How to use LinkedIn Recruiter as a Hiring Manager

  • Step 1: Once your license is activated, review the Hiring Manager’s Guide to Success with LinkedIn Recruiter for a quick introduction to the software workflow.
  • Step 2: Check to see that your recruiter has added you to your role’s hiring project and that you have full project access.
  • Step 3: Coordinate with your recruiter on an engagement strategy. The engagement strategy is an agreement on how you and the recruiter would like to collaborate and interact with candidates + each other within the LinkedIn project.

Sourcing and Outreach Best Practices

Our goal is to drive meaningful outreach and engagement with prospective candidates. When designing an engagement strategy, the goal is to create a sequence of messages and or/content at touch points delivered to a targeted candidate at predefined intervals.

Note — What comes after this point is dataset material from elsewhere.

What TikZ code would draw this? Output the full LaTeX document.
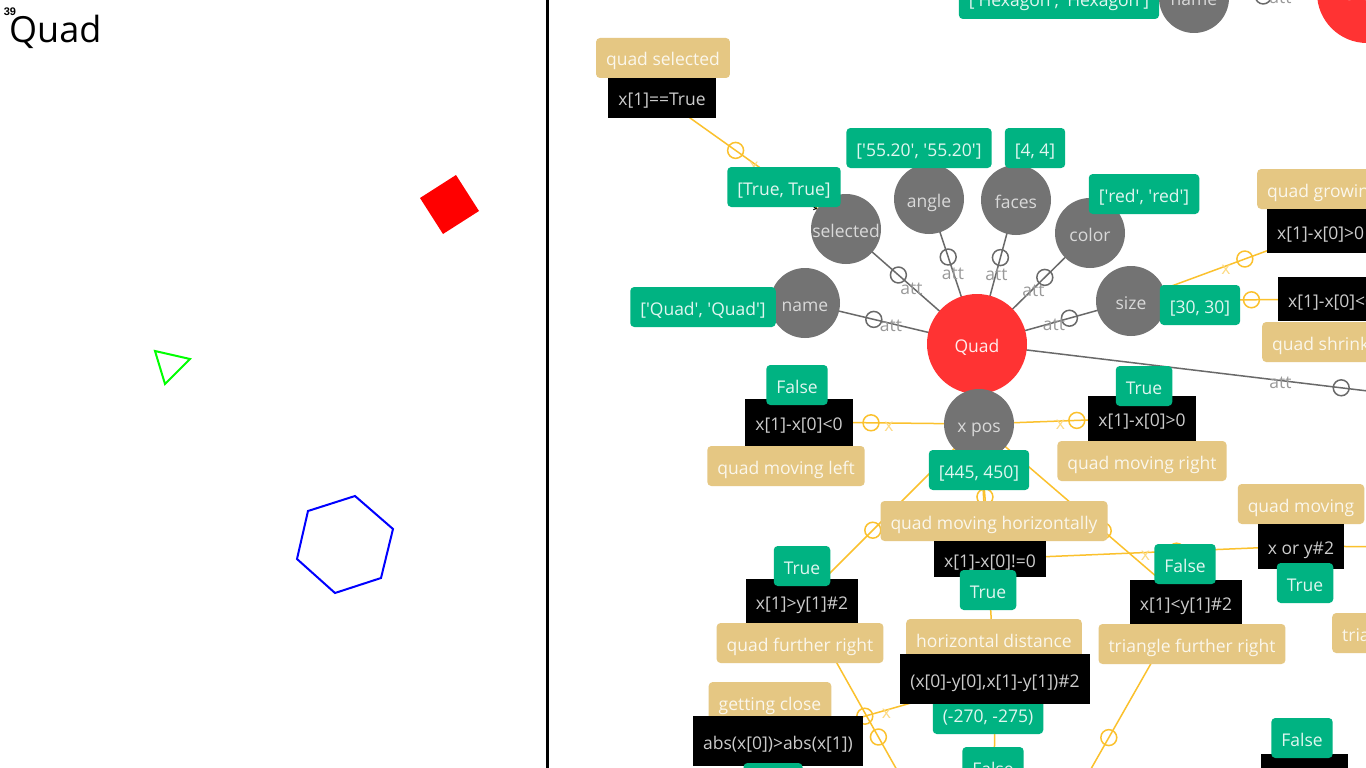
\documentclass[tikz,border=0pt]{standalone}
\usepackage{fontspec}
\setmainfont{Open Sans}
\newfontfamily\numfont{Liberation Sans}
\usepackage{xcolor}
\usetikzlibrary{backgrounds}
\definecolor{valgreen}{RGB}{0,179,130}
\definecolor{lbltan}{RGB}{229,199,131}
\definecolor{attgray}{RGB}{115,115,115}
\definecolor{objred}{RGB}{255,51,51}
\definecolor{linkorange}{RGB}{251,193,45}
\definecolor{linkgray}{RGB}{105,105,105}
\newcommand{\sq}{\textquotesingle}

\begin{document}
\begin{tikzpicture}[x=1pt, y=-1pt,
	every node/.style={font=\fontsize{17.5}{21}\selectfont, text height=16pt, text depth=0pt},
	attr/.style={circle, fill=attgray, text=white!85!black, minimum size=70pt, inner sep=0pt},
	obj/.style={circle, fill=objred, text=white!90!objred, minimum size=100pt, inner sep=0pt},
	val/.style={rectangle, rounded corners=4pt, fill=valgreen, text=white!88!valgreen, minimum height=40pt, inner xsep=10pt},
	lbl/.style={rectangle, rounded corners=4pt, fill=lbltan, text=white!85!lbltan, minimum height=40pt, inner xsep=10pt},
	cond/.style={rectangle, fill=black, text=white!80!black, minimum height=44pt, inner xsep=10pt},
	attline/.style={draw=linkgray, line width=1.5pt},
	condline/.style={draw=linkorange, line width=1.5pt},
	valarrow/.style={draw=black, line width=1pt, ->},
	attring/.style={circle, draw=linkgray, line width=1.5pt, minimum size=14pt, inner sep=0pt},
	condring/.style={circle, draw=linkorange, line width=1.5pt, minimum size=14pt, inner sep=0pt},
	attlbl/.style={text=black!40, inner sep=0pt},
	xlbl/.style={text=linkorange!60, inner sep=0pt}]
	\useasboundingbox (0,0) rectangle (1366,768);

	\node[font=\numfont\bfseries\fontsize{11}{12}\selectfont, inner sep=0pt] (num) at (10,8) {39};
	\node[font=\fontsize{36}{40}\selectfont, inner sep=0pt, anchor=base west] (title) at (9,43) {Quad};
	\fill[red] (420,198) -- (456,175) -- (479,211) -- (443,234) -- cycle;
	\draw[green, line width=2pt] (155,351) -- (190,359) -- (165,384) -- cycle;
	\draw[blue, line width=2pt] (308,511) -- (355,496) -- (393,529) -- (381,578) -- (335,593) -- (297,559) -- cycle;
	\draw[line width=3pt] (547,0) -- (547,768);

	\node[obj] (quad) at (977,344) {Quad};
	\node[obj] (hexagon) at (1367,-7) {Hexagon};
	\node[attr] (xpos) at (979,424) {x pos};
	\node[attr] (name) at (805,303) {name};
	\node[attr] (selected) at (846,229) {selected};
	\node[attr] (angle) at (929,199) {angle};
	\node[attr] (faces) at (1016,200) {faces};
	\node[attr] (color) at (1090,233) {color};
	\node[attr] (size) at (1131,301) {size};
	\node[attr] (hexname) at (1194,-2) {name};

	\node[lbl] (sell) at (663,58) {quad selected};
	\node[lbl, anchor=west] (growl) at (1257,189) {quad growing};
	\node[lbl, anchor=west] (shrinkl) at (1262,342) {quad shrinking};
	\node[lbl] (leftl) at (786,466) {quad moving left};
	\node[lbl] (rightl) at (1142,461) {quad moving right};
	\node[lbl] (horizl) at (994,521) {quad moving horizontally};
	\node[lbl] (furtherl) at (800,643) {quad further right};
	\node[lbl] (distl) at (994,639) {horizontal distance};
	\node[lbl] (closel) at (770,702) {getting close};
	\node[lbl] (trifurtherl) at (1192,644) {triangle further right};
	\node[lbl] (movingl) at (1301,504) {quad moving};
	\node[lbl, anchor=west] (trimovingl) at (1332,633) {triangle moving};

	\node[val] (distr) at (988,714) {(-270, -275)};

	\node[cond, minimum height=40pt] (selc) at (662,98) {x[1]==True};
	\node[cond, anchor=west] (growc) at (1267,231) {x[1]-x[0]>0};
	\node[cond, anchor=west] (shrinkc) at (1278,299) {x[1]-x[0]<0};
	\node[cond, minimum height=47pt] (leftc) at (799,422) {x[1]-x[0]<0};
	\node[cond, minimum height=45pt] (rightc) at (1142,418) {x[1]-x[0]>0};
	\node[cond, minimum height=36pt] (horizc) at (990,559) {x[1]-x[0]!=0};
	\node[cond] (furtherc) at (802,601) {x[1]>y[1]\#2};
	\node[cond] (trifurtherc) at (1186,602) {x[1]<y[1]\#2};
	\node[cond, minimum height=45pt] (movingc) at (1301,546) {x or y\#2};
	\node[cond, minimum height=50pt] (distc) at (995,679) {(x[0]-y[0],x[1]-y[1])\#2};
	\node[cond, minimum height=50pt] (closec) at (778,741) {abs(x[0])>abs(x[1])};
	\node[cond, minimum width=87pt] (bottomc) at (1304,776) {};

	\node[val] (hexv) at (1059,-1) {[\sq{}Hexagon\sq, \sq{}Hexagon\sq]};
	\node[val] (anglev) at (919,148) {[\sq55.20\sq, \sq55.20\sq]};
	\node[val] (facesv) at (1035,148) {[4, 4]};
	\node[val] (colorv) at (1144,194) {[\sq{}red\sq, \sq{}red\sq]};
	\node[val] (selv) at (784,187) {[True, True]};
	\node[val] (namev) at (703,307) {[\sq{}Quad\sq, \sq{}Quad\sq]};
	\node[val] (sizev) at (1200,305) {[30, 30]};
	\node[val] (xposv) at (979,470) {[445, 450]};
	\node[val] (leftr) at (797,385) {False};
	\node[val] (rightr) at (1144,386) {True};
	\node[val] (furtherr) at (802,566) {True};
	\node[val] (horizr) at (988,590) {True};
	\node[val] (trifurtherr) at (1185,564) {False};
	\node[val] (movingr) at (1305,583) {True};
	\node[val] (distbelowr) at (993,767) {False};
	\node[val, minimum width=59pt] (closer) at (773,783) {};
	\node[val] (bottomr) at (1302,738) {False};

	\coordinate (tri) at (1584,417);
	\coordinate (txpos) at (993,941);
	\coordinate (offr) at (1480,548);

	\begin{scope}[on background layer]
		\fill[white] (0,0) rectangle (1366,768);
		\draw[attline] (quad.center) -- (name.center) node[attring, pos=.6]{} node[attlbl, pos=.5]{att};
		\draw[attline] (quad.center) -- (selected.center) node[attring, pos=.6]{} node[attlbl, pos=.5]{att};
		\draw[attline] (quad.center) -- (angle.center) node[attring, pos=.6]{} node[attlbl, pos=.5]{att};
		\draw[attline] (quad.center) -- (faces.center) node[attring, pos=.6]{} node[attlbl, pos=.5]{att};
		\draw[attline] (quad.center) -- (color.center) node[attring, pos=.6]{} node[attlbl, pos=.5]{att};
		\draw[attline] (quad.center) -- (size.center) node[attring, pos=.6]{} node[attlbl, pos=.5]{att};
		\draw[attline] (quad.center) -- (tri) node[attring, pos=.6]{} node[attlbl, pos=.5]{att};
		\draw[attline] (hexagon.center) -- (hexname.center) node[attring, pos=.6]{} node[attlbl, pos=.5]{att};

		\draw[condline] (selected.center) -- (selc.center) node[condring, pos=.6]{} node[xlbl, pos=.5]{x};
		\draw[condline] (xpos.center) -- (leftc.center) node[condring, pos=.6]{} node[xlbl, pos=.5]{x};
		\draw[condline] (xpos.center) -- (rightc.center) node[condring, pos=.6]{} node[xlbl, pos=.5]{x};
		\draw[condline] (size.center) -- (growc.center) node[condring, pos=.6]{} node[xlbl, pos=.5]{x};
		\draw[condline] (size.center) -- (shrinkc.center) node[condring, pos=.6]{};
		\draw[condline] (xpos.center) -- (furtherc.center) node[condring, pos=.6]{};
		\draw[condline] (xpos.center) -- (trifurtherc.center) node[condring, pos=.6]{};
		\draw[condline] (xpos.center) -- (horizc.center) node[condring, pos=.54]{};
		\draw[condline] (xpos.center) -- (distc.center);
		\draw[condline] (horizc.center) -- (movingc.center) node[condring, pos=.6]{} node[xlbl, pos=.5]{x};
		\draw[condline] (movingc.center) -- (offr);
		\draw[condline] (distc.center) -- (closec.center) node[condring, pos=.6]{} node[xlbl, pos=.5]{x};
		\draw[condline] (txpos) -- (furtherc.center) node[condring, pos=.6]{};
		\draw[condline] (txpos) -- (trifurtherc.center) node[condring, pos=.6]{};
		\draw[condline] (txpos) -- (distc.center);

		\draw[valarrow] (hexv) -- (hexname);
		\draw[valarrow] (anglev) -- (angle);
		\draw[valarrow] (facesv) -- (faces);
		\draw[valarrow] (colorv) -- (color);
		\draw[valarrow] (selv) -- (selected);
		\draw[valarrow] (namev) -- (name);
		\draw[valarrow] (sizev) -- (size);
		\draw[valarrow] (xposv) -- (xpos);
	\end{scope}
\end{tikzpicture}
\end{document}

Now that you have a project up and running it’s time to start sourcing and adding prospects to your project by running searches. When we run searches in LinkedIn Recruiter we prioritize:

  • Building strategic and targeted pipelines
    • Take time to understand what experience you are looking for and why
    • Take time reviewing a candidate’s profile to be able to send thoughtfully crafted inmails
    • Build pipelines with a specific role, reason, or goal in mind
    • Use pipelines to build long-term candidate relationships
  • Finding high potential candidates through representative talent searches
    • Ensure your search criteria has realistic requirements
    • Creatively update your search queries with unique identifiers to find talent that may be hidden from LinkedIn’s “Most Relevant” top search results page
    • Build talent pools that are representative of the global workforce

Step 1: Hiring Managers will work with their designated recruiter and sourcer to create realistic search criterias. This will be used to generate an automated pipeline of outbound candidates.

Step 2: Start running your search criteria on LinkedIn.

Step 3: Filter your search results

  • Filtering your search results will help further identify targeted profiles. Creatively plug and play these filters to thoroughly search through the candidate pool.

  • For Recruiters: Here is an indepth LinkedIn guide on how search filters work

  • Common filters used:

    • Job titles: Common industry titles the role has.
    • Keywords: Skills or phrases found on profiles of interest. The qualification section of job description is a good source for keywords.
    • Location: Any preference on location or time zone for the role.
    • Companies: Any companies that are known to have quality candidates for the role.
    • Years of experience: Possible minimum years of experience required for the role, or is commonly needed to gain the required qualifications.
  • Unique filter identifiers:

    • Keywords: Organizations and groups that candidates are currently or were previously involved with (alumni groups, non-profits, open-source communities, etc)
    • Location: Locations that are often overlooked in favor of typical tech hubs
    • Network Relationships: Maximize the network you’ve already built
    • Recruiting activity: Revisit qualified candidates from 3+ months ago
    • Spotlights: Review candidates that are more likely to respond or already engaged with our talent brand
  • Step 4: Save searches and set up search alerts

Engagement strategy

The engagement strategy is an agreement between the hiring manager and recruiter regarding how they will collaborate and interact with each other and candidates through LinkedIn Recruiter to effectively reach out to prospective profiles. When designing an engagement strategy, the goal is to create a sequence of messages and or/content at touch points delivered to a targeted candidate at predefined intervals.

The Hiring Manager and Recruiter will generally work together on setting up the search criteria based on the required qualifications and spend some time reviewing an initial set of profiles together so that they are aligned on what the ideal profiles are for the role.

As LinkedIn begins to surface batches of candidates that meet this criteria, Recruiter and Hiring manager will decide how to share and review profiles together going forward.

Outreach Best Practices

How to create a Recruiting Outreach Campaign

The Hiring Manager and Recruiter will determine their outreach strategy regarding how to engage with ideal profiles. Typically the recruiter will do the initial outreach via inmail or email and then set up an intro call. At times it may be appropriate for the recruiter to request the hiring manager to message potential profiles.

Only candidates we decide to engage will be added into Greenhouse.